Whilst you can use Delta files directly in your pipeline and do not worry about SQL tables, a Data Lakehouse is an evolution of the Data Warehouse, inheriting specific capabilities. SQL tables are schema-controlled and easily discoverable, making their metadata and relationships readily available. SQL is a language invented for data manipulation and querying purposes, and many tools in the ecosystem can give you further value.

In Spark-based Lakehouse environments like Synapse Analytics and Fabric, the databases and tables are backed by Delta files you have on the lake. You can let Synapse/Fabric manage the data backed by tables for you (called Managed Tables), or you can point your tables to your existing Delta files. There are pros and cons to both approaches.

There are many different ways of designing your databases and tables, but for the sake of simplicity of the article, I kept it simple for the example's sake. Here's what our Order example would look like:

Lakehouse and OneLake layers shown together

Although this is an example, I think it's best to talk through each of the database's and its tables' responsibilities so the purpose of each layer would be more clear:

Bronze
- OrderSystem
  - orders: Keeping the order data and itemised details in a denormalised way, repeating the orderNumber and order information for each product ordered.
Silver
- OrderSystem
  - orders: Keeping the order header information (date, number, delivery address, total amount, etc.)
  - order-details: Keeping the itemised details (product name, amount, unit price, etc.)
  - customers: Keeping customer information. This table is updated with every order received from the same CustomerId from the Bronze layer.
  - contact-details: Keeping Customer's contact information (emails, phone numbers, addresses as rows). They are kept as updated as the Customer is updated on the source.
Gold
- Sales: The database that keeps analytics for the Sales team.
  - product-analysis: Analysing the trend of each product's orders on a month-by-month basis.
  - sales-projections: Based on the product analysis, making order projections for the next 3, 6 and 12 months.
  - sales-leaderboard: Keeping track of yearly total sales of each salesperson and branch taking orders.
- Customer Insights: The shared database across teams for Customer related insights.
  - customers-by-postcode: Keeping analytics of each customer postcode zone and how many customers, to be compared later with branch-based geo-analysis.
  - segmentation: To be used by marketing for audience creation, each Customer is segmented based on their history of purchases and the likelihood of purchasing in the next 1,2,3,6 and 12 months.

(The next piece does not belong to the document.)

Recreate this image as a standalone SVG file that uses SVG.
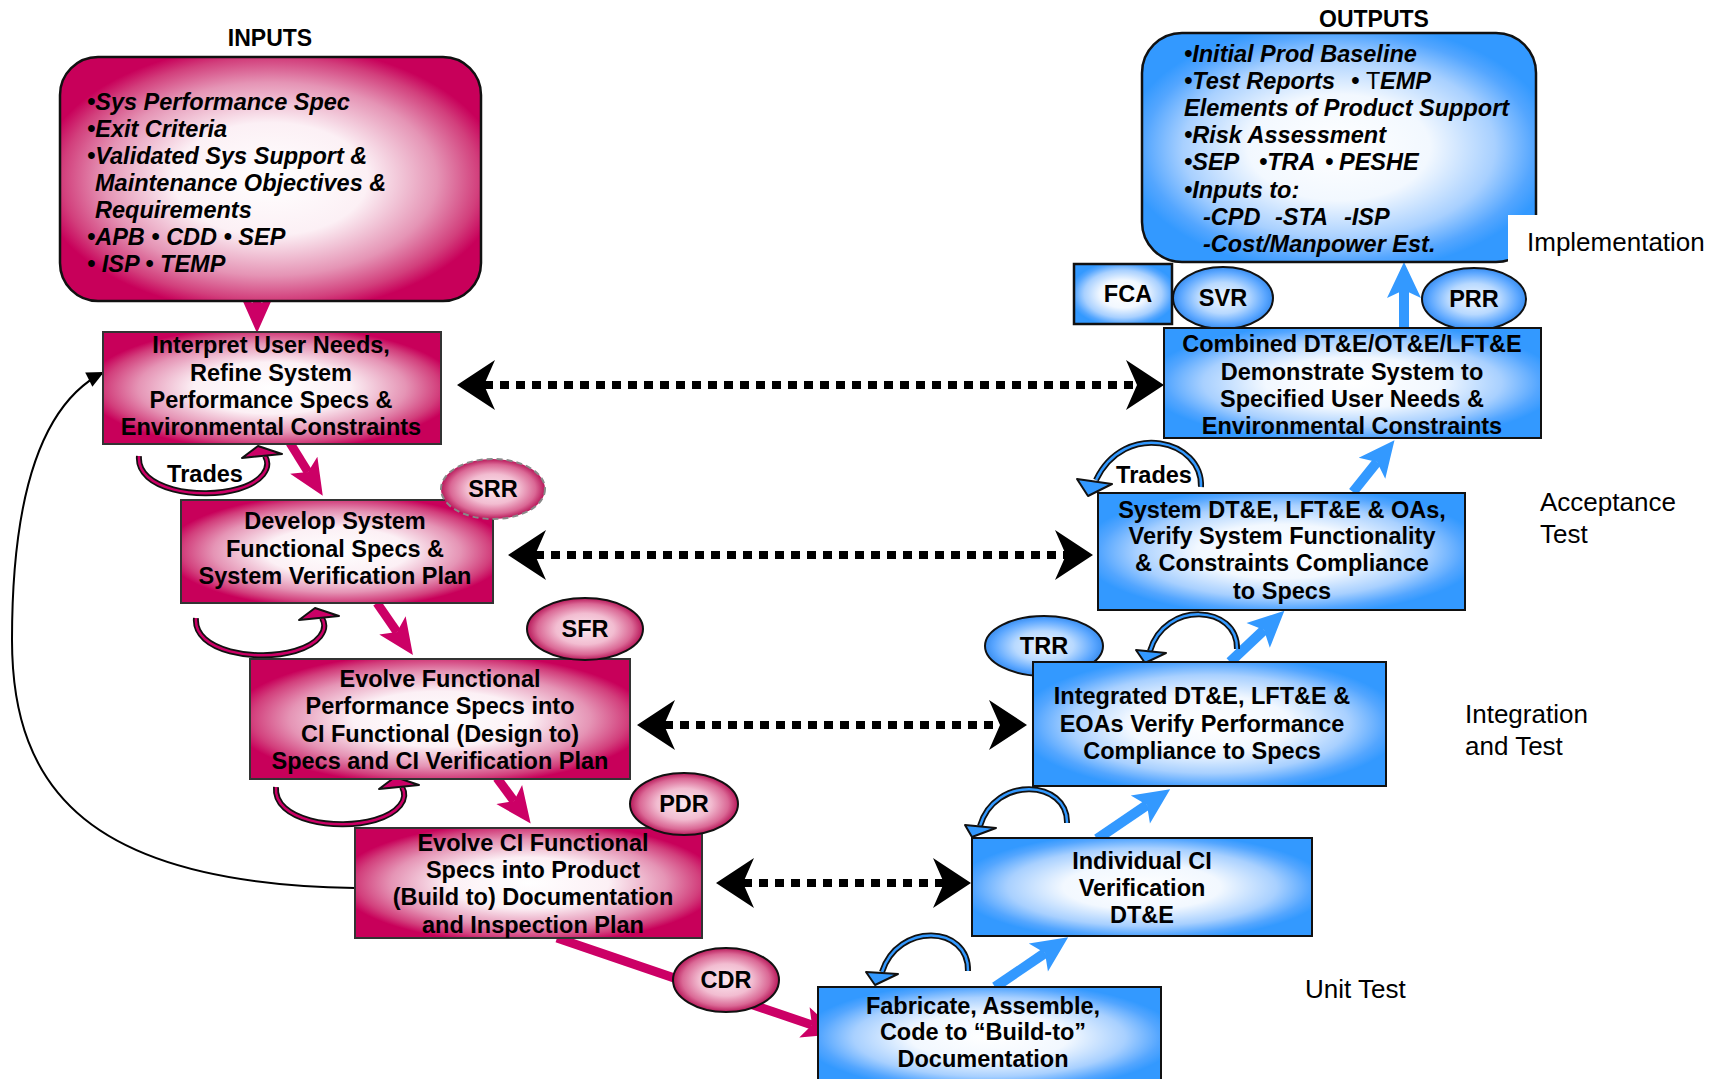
<svg xmlns="http://www.w3.org/2000/svg" width="1714" height="1079" viewBox="0 0 1714 1079">
<defs>
<style>
.nt{font-family:"Liberation Sans",Arial,sans-serif;font-weight:bold;font-size:23.5px;text-anchor:middle;fill:#000}
.it{font-family:"Liberation Sans",Arial,sans-serif;font-weight:bold;font-style:italic;font-size:23.5px;fill:#000}
.lb{font-family:"Liberation Sans",Arial,sans-serif;font-size:26px;fill:#000}
.hd{font-family:"Liberation Sans",Arial,sans-serif;font-weight:bold;font-size:23px;text-anchor:middle;fill:#000}
.pbox{fill:url(#gp);stroke:#333;stroke-width:2}
.bbox{fill:url(#gb);stroke:#111;stroke-width:2}
.pell{fill:url(#gpe);stroke:#111;stroke-width:2}
.bell{fill:url(#gbe);stroke:#111;stroke-width:2}
.dot{fill:none;stroke:#000;stroke-width:8;stroke-dasharray:9 7;marker-start:url(#hd);marker-end:url(#hd)}
.pa{fill:none;stroke:#CC0066;stroke-width:9;marker-end:url(#hp)}
.ba{fill:none;stroke:#3399FF;stroke-width:10;marker-end:url(#hb)}
.co{fill:none;stroke:#111;stroke-width:6}
.cp{fill:none;stroke:#CC0066;stroke-width:2.5}
.cb{fill:none;stroke:#3399FF;stroke-width:2.5}
</style>
<radialGradient id="gp" cx="0.5" cy="0.5" r="0.55">
<stop offset="0" stop-color="#FFFFFF"/><stop offset="0.42" stop-color="#FCF0F5"/><stop offset="0.72" stop-color="#E594B5"/><stop offset="0.9" stop-color="#D23F7C"/><stop offset="1" stop-color="#C8005A"/>
</radialGradient>
<radialGradient id="gb" cx="0.5" cy="0.5" r="0.55">
<stop offset="0" stop-color="#FFFFFF"/><stop offset="0.42" stop-color="#F2F8FF"/><stop offset="0.72" stop-color="#A8D0FF"/><stop offset="0.9" stop-color="#54A6FF"/><stop offset="1" stop-color="#3399FF"/>
</radialGradient>
<radialGradient id="gpe" cx="0.5" cy="0.5" r="0.5">
<stop offset="0" stop-color="#FBE8EF"/><stop offset="0.5" stop-color="#F2BDD1"/><stop offset="0.82" stop-color="#DA6895"/><stop offset="1" stop-color="#B8185A"/>
</radialGradient>
<radialGradient id="gbe" cx="0.5" cy="0.5" r="0.5">
<stop offset="0" stop-color="#F2F8FF"/><stop offset="0.5" stop-color="#B8D9FF"/><stop offset="0.85" stop-color="#5AA6FF"/><stop offset="1" stop-color="#3A8EF0"/>
</radialGradient>
<marker id="hd" viewBox="-12 -26 40 52" refX="0" refY="0" markerWidth="40" markerHeight="52" markerUnits="userSpaceOnUse" orient="auto-start-reverse">
<path d="M27,0 L-11,-25 L0,0 L-11,25 Z" fill="#000"/>
</marker>
<marker id="hp" viewBox="-10 -18 40 36" refX="0" refY="0" markerWidth="40" markerHeight="36" markerUnits="userSpaceOnUse" orient="auto">
<path d="M28,0 L-8,-16 L0,0 L-8,16 Z" fill="#CC0066"/>
</marker>
<marker id="hb" viewBox="-10 -18 40 36" refX="0" refY="0" markerWidth="40" markerHeight="36" markerUnits="userSpaceOnUse" orient="auto">
<path d="M28,0 L-8,-17 L0,0 L-8,17 Z" fill="#3399FF"/>
</marker>
<marker id="hk" viewBox="-18 -9 20 18" refX="0" refY="0" markerWidth="20" markerHeight="18" markerUnits="userSpaceOnUse" orient="auto">
<path d="M0,0 L-17,-8 L-17,8 Z" fill="#000"/>
</marker>
</defs>
<rect width="1714" height="1079" fill="#fff"/>

<g id="connectors">
<line class="pa" x1="257" y1="277" x2="257" y2="305"/>
<line class="pa" x1="290" y1="443" x2="308" y2="472"/>
<line class="pa" x1="377" y1="603" x2="397" y2="632"/>
<line class="pa" x1="497" y1="778" x2="514" y2="801"/>
<line class="pa" x1="557" y1="938" x2="812" y2="1025"/>
<line class="ba" x1="995" y1="987" x2="1045" y2="953"/>
<line class="ba" x1="1097" y1="839" x2="1147" y2="805"/>
<line class="ba" x1="1230" y1="662" x2="1264" y2="630"/>
<line class="ba" x1="1353" y1="492" x2="1377" y2="462"/>
<line class="ba" x1="1404" y1="328" x2="1404" y2="290"/>
<line class="dot" x1="484" y1="385" x2="1137" y2="385"/>
<line class="dot" x1="535" y1="555" x2="1066" y2="555"/>
<line class="dot" x1="664" y1="725" x2="1000" y2="725"/>
<line class="dot" x1="743" y1="883" x2="944" y2="883"/>
<path d="M355,888 C90,884 12,790 12,640 C12,480 48,400 104,372" fill="none" stroke="#000" stroke-width="2" marker-end="url(#hk)"/>
<g id="tr1">
<path class="co" d="M139,456 C136,490 200,500 238,489 C262,482 272,468 265,456"/>
<path class="cp" d="M139,456 C136,490 200,500 238,489 C262,482 272,468 265,456"/>
<polygon points="242,458 258,446 282,454" fill="#CC0066" stroke="#111" stroke-width="2" stroke-linejoin="round"/>
</g>
<g id="tr2" transform="translate(57,162)">
<path class="co" d="M139,456 C136,490 200,500 238,489 C262,482 272,468 265,456"/>
<path class="cp" d="M139,456 C136,490 200,500 238,489 C262,482 272,468 265,456"/>
<polygon points="242,458 258,446 282,454" fill="#CC0066" stroke="#111" stroke-width="2" stroke-linejoin="round"/>
</g>
<g id="tr3" transform="translate(137,331)">
<path class="co" d="M139,456 C136,490 200,500 238,489 C262,482 272,468 265,456"/>
<path class="cp" d="M139,456 C136,490 200,500 238,489 C262,482 272,468 265,456"/>
<polygon points="242,458 258,446 282,454" fill="#CC0066" stroke="#111" stroke-width="2" stroke-linejoin="round"/>
</g>
<path class="co" d="M1201,487 C1203,440 1125,420 1096,480"/>
<path class="cb" d="M1201,487 C1203,440 1125,420 1096,480"/>
<polygon points="1088,496 1077,479 1112,484" fill="#3399FF" stroke="#111" stroke-width="2" stroke-linejoin="round"/>
<path class="co" d="M1237,649 C1238,605 1165,600 1150,651"/>
<path class="cb" d="M1237,649 C1238,605 1165,600 1150,651"/>
<polygon points="1145,663 1136,650 1166,653" fill="#3399FF" stroke="#111" stroke-width="2" stroke-linejoin="round"/>
<path class="co" d="M1067,823 C1068,780 995,775 980,826"/>
<path class="cb" d="M1067,823 C1068,780 995,775 980,826"/>
<polygon points="972,837 965,825 996,828" fill="#3399FF" stroke="#111" stroke-width="2" stroke-linejoin="round"/>
<path class="co" d="M968,971 C969,925 898,922 882,972"/>
<path class="cb" d="M968,971 C969,925 898,922 882,972"/>
<polygon points="875,985 866,972 898,974" fill="#3399FF" stroke="#111" stroke-width="2" stroke-linejoin="round"/>
</g>

<g id="inputs">
<text class="hd" x="270" y="46">INPUTS</text>
<rect x="60" y="57" width="421" height="244" rx="38" fill="url(#gp)" stroke="#111" stroke-width="2.5"/>
<text class="it" xml:space="preserve"><tspan x="87" y="110">•Sys Performance Spec</tspan><tspan x="87" y="137">•Exit Criteria</tspan><tspan x="87" y="164">•Validated Sys Support &amp;</tspan><tspan x="95" y="191">Maintenance Objectives &amp;</tspan><tspan x="95" y="218">Requirements</tspan><tspan x="87" y="245">•APB • CDD • SEP</tspan><tspan x="87" y="272">• ISP • TEMP</tspan></text>
</g>

<g id="box1">
<rect class="pbox" x="103" y="332" width="338" height="112"/>
<text class="nt"><tspan x="271" y="353">Interpret User Needs,</tspan><tspan x="271" y="381">Refine System</tspan><tspan x="271" y="408">Performance Specs &amp;</tspan><tspan x="271" y="435">Environmental Constraints</tspan></text>
</g>
<text class="nt" x="205" y="482">Trades</text>

<g id="box2">
<rect class="pbox" x="181" y="500" width="312" height="103"/>
<text class="nt"><tspan x="335" y="529">Develop System</tspan><tspan x="335" y="557">Functional Specs &amp;</tspan><tspan x="335" y="584">System Verification Plan</tspan></text>
</g>
<g id="srr">
<ellipse cx="493" cy="489" rx="52" ry="30" fill="url(#gpe)" stroke="#888" stroke-width="2" stroke-dasharray="6 4"/>
<text class="nt" x="493" y="497">SRR</text>
</g>

<g id="box3">
<rect class="pbox" x="250" y="659" width="380" height="120"/>
<text class="nt"><tspan x="440" y="687">Evolve Functional</tspan><tspan x="440" y="714">Performance Specs into</tspan><tspan x="440" y="742">CI Functional (Design to)</tspan><tspan x="440" y="769">Specs and CI Verification Plan</tspan></text>
</g>
<g id="sfr">
<ellipse class="pell" cx="585" cy="629" rx="58" ry="31"/>
<text class="nt" x="585" y="637">SFR</text>
</g>

<g id="box4">
<rect class="pbox" x="355" y="828" width="347" height="110"/>
<text class="nt"><tspan x="533" y="851">Evolve CI Functional</tspan><tspan x="533" y="878">Specs into Product</tspan><tspan x="533" y="905">(Build to) Documentation</tspan><tspan x="533" y="933">and Inspection Plan</tspan></text>
</g>
<g id="pdr">
<ellipse class="pell" cx="684" cy="804" rx="54" ry="31"/>
<text class="nt" x="684" y="812">PDR</text>
</g>
<g id="cdr">
<ellipse class="pell" cx="726" cy="980" rx="53" ry="32"/>
<text class="nt" x="726" y="988">CDR</text>
</g>

<g id="outputs">
<text class="hd" x="1374" y="27">OUTPUTS</text>
<rect x="1142" y="33" width="394" height="229" rx="40" fill="url(#gb)" stroke="#111" stroke-width="2.5"/>
<text class="it" xml:space="preserve"><tspan x="1184" y="62">•Initial Prod Baseline</tspan><tspan x="1184" y="89">•Test Reports</tspan><tspan x="1351" y="89">• </tspan><tspan x="1366" y="89" font-style="normal" font-weight="normal">T</tspan><tspan x="1380" y="89">EMP</tspan><tspan x="1184" y="116">Elements of Product Support</tspan><tspan x="1184" y="143">•Risk Assessment</tspan><tspan x="1184" y="170">•SEP</tspan><tspan x="1259" y="170">•TRA</tspan><tspan x="1325" y="170">•</tspan><tspan x="1339" y="170">PESHE</tspan><tspan x="1184" y="198">•Inputs to:</tspan><tspan x="1203" y="225">-CPD</tspan><tspan x="1275" y="225">-STA</tspan><tspan x="1344" y="225">-ISP</tspan><tspan x="1203" y="252">-Cost/Manpower Est.</tspan></text>
</g>

<g id="fca">
<rect x="1074" y="264" width="98" height="60" fill="url(#gb)" stroke="#111" stroke-width="2.5"/>
<text class="nt" x="1128" y="302">FCA</text>
</g>
<g id="svr">
<ellipse class="bell" cx="1223" cy="298" rx="50" ry="31"/>
<text class="nt" x="1223" y="306">SVR</text>
</g>
<g id="prr">
<ellipse class="bell" cx="1474" cy="299" rx="52" ry="31"/>
<text class="nt" x="1474" y="307">PRR</text>
</g>

<g id="boxR1">
<rect class="bbox" x="1164" y="328" width="377" height="110"/>
<text class="nt"><tspan x="1352" y="352">Combined DT&amp;E/OT&amp;E/LFT&amp;E</tspan><tspan x="1352" y="380">Demonstrate System to</tspan><tspan x="1352" y="407">Specified User Needs &amp;</tspan><tspan x="1352" y="434">Environmental Constraints</tspan></text>
</g>
<text class="nt" x="1154" y="483">Trades</text>

<g id="boxR2">
<rect class="bbox" x="1098" y="493" width="367" height="117"/>
<text class="nt"><tspan x="1282" y="518">System DT&amp;E, LFT&amp;E &amp; OAs,</tspan><tspan x="1282" y="544">Verify System Functionality</tspan><tspan x="1282" y="571">&amp; Constraints Compliance</tspan><tspan x="1282" y="599">to Specs</tspan></text>
</g>

<g id="trr">
<ellipse class="bell" cx="1044" cy="646" rx="59" ry="30"/>
<text class="nt" x="1044" y="654">TRR</text>
</g>
<g id="boxR3">
<rect class="bbox" x="1033" y="662" width="353" height="124"/>
<text class="nt"><tspan x="1202" y="704">Integrated DT&amp;E, LFT&amp;E &amp;</tspan><tspan x="1202" y="732">EOAs Verify Performance</tspan><tspan x="1202" y="759">Compliance to Specs</tspan></text>
</g>

<g id="boxR4">
<rect class="bbox" x="972" y="838" width="340" height="98"/>
<text class="nt"><tspan x="1142" y="869">Individual CI</tspan><tspan x="1142" y="896">Verification</tspan><tspan x="1142" y="923">DT&amp;E</tspan></text>
</g>

<g id="boxR5">
<rect class="bbox" x="818" y="987" width="343" height="100"/>
<text class="nt"><tspan x="983" y="1014">Fabricate, Assemble,</tspan><tspan x="983" y="1040">Code to “Build-to”</tspan><tspan x="983" y="1067">Documentation</tspan></text>
</g>

<g id="labels">
<rect x="1508" y="215" width="206" height="50" fill="#fff"/>
<text class="lb" x="1527" y="251">Implementation</text>
<text class="lb"><tspan x="1540" y="511">Acceptance</tspan><tspan x="1540" y="543">Test</tspan></text>
<text class="lb"><tspan x="1465" y="723">Integration</tspan><tspan x="1465" y="755">and Test</tspan></text>
<text class="lb" x="1305" y="998">Unit Test</text>
</g>
</svg>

In terms of table relationships, here's how the tables in the Silver zone would look like:

Step 3: Building The Pipelines

After our preparation, the next step is building our data pipelines and Dataflows to bring the data into our Lakehouse. Let's start with how the pipeline will look on the high level and then start talking about each step:

Ingestion and Gold pipelines, carrying data cross Bronze, Silver and Gold layers

We have two types of pipelines in general.

Ingestion & Validation Pipelines

These pipelines are responsible for bringing the data into the Lakehouse Bronze zone, validating it, and pushing it into the Silver zone. Their responsibility is to create suitable Silver datasets for the consumption of Gold pipelines or other types of processes to consume source-based, normalised, quality-checked data.

We're extracting the Ingestion & Validation process into a separate pipeline instead of creating a single pipeline that would include Gold data processes to make the Silver dataset reusable. Instead of making an intermediary step for a single Gold pipeline, we're making Silver a product on its own so multiple consumers can consume it.

Ingestion & Gold Pipelines in Orders example

In our Orders example, we have a single Order Ingestion Pipeline, but we have two Gold pipelines using the Silver tables created by our pipeline. Here are our Ingest & Validate Pipelines:

Order Ingest Pipeline: The Ingest & Validate Pipeline for our Orders dataset coming from the Order System. It runs daily, as our Order System only sends the data overnight. It has two dataflows:
- Ingest Dataflow: It receives the data from Landing, then loads it into the Bronze layer. It runs based on the date of arrival to read data from Landing. It always appends the data and doesn't update.
- Validate & Clean Dataflow: Loads the data from the Bronze layer based on the date of arrival, runs validations & data cleaning, then splits the data into four tables in the Silver layer. It reflects the changes from the Bronze layer onto the Silver data, meaning it can insert, update or delete records in the Silver layer.

Gold Product Pipelines

Responsible for using the Silver layer data, generating insights and analytics and fulfilling business requirements. Gold Products can be anything (a SQL database, a CSV file, a Lakehouse SQL Endpoint, a Power BI Report, etc.), but their real purpose is to generate value. Remember:

💡

The Gold layer is not another representation of the Silver layer; it builds on top of what you know, to achieve what you want to know.

Sales Reporting Pipeline: The Gold Product Pipeline for preparing analytics/insights by reading the order information from the Silver layer and then populating the Sales Gold Database.
- Analytics / Insights Dataflow: Slices and dices the data to achieve the business requirement and spits out into three different tables in the Gold database.
Customer Insights Pipeline: The Gold Product Pipeline for preparing analytics/insights by reading the customer and order information from the Silver layer, then populating the Customer Insights Database.
- Analytics / Insights Dataflow: Slices and dices the data to achieve the business requirement and spits out into two different tables in the Gold database.

Putting It All Together

We've discussed the Pipelines, Dataflows, Lake Zones, file structures, partitions, etc. Now, it's time to put it all together. Let's see how the Lakehouse will look in the big picture:

The data will land in the Landing zone, be carried into the Bronze and Silver layers, and then be converted into value in the Gold layer. While all this is to get to the Gold part, you can connect to Bronze and Silver from other apps or reports, like Machine Learning model training scenarios.

I hope this helps, and I will see you in the following article.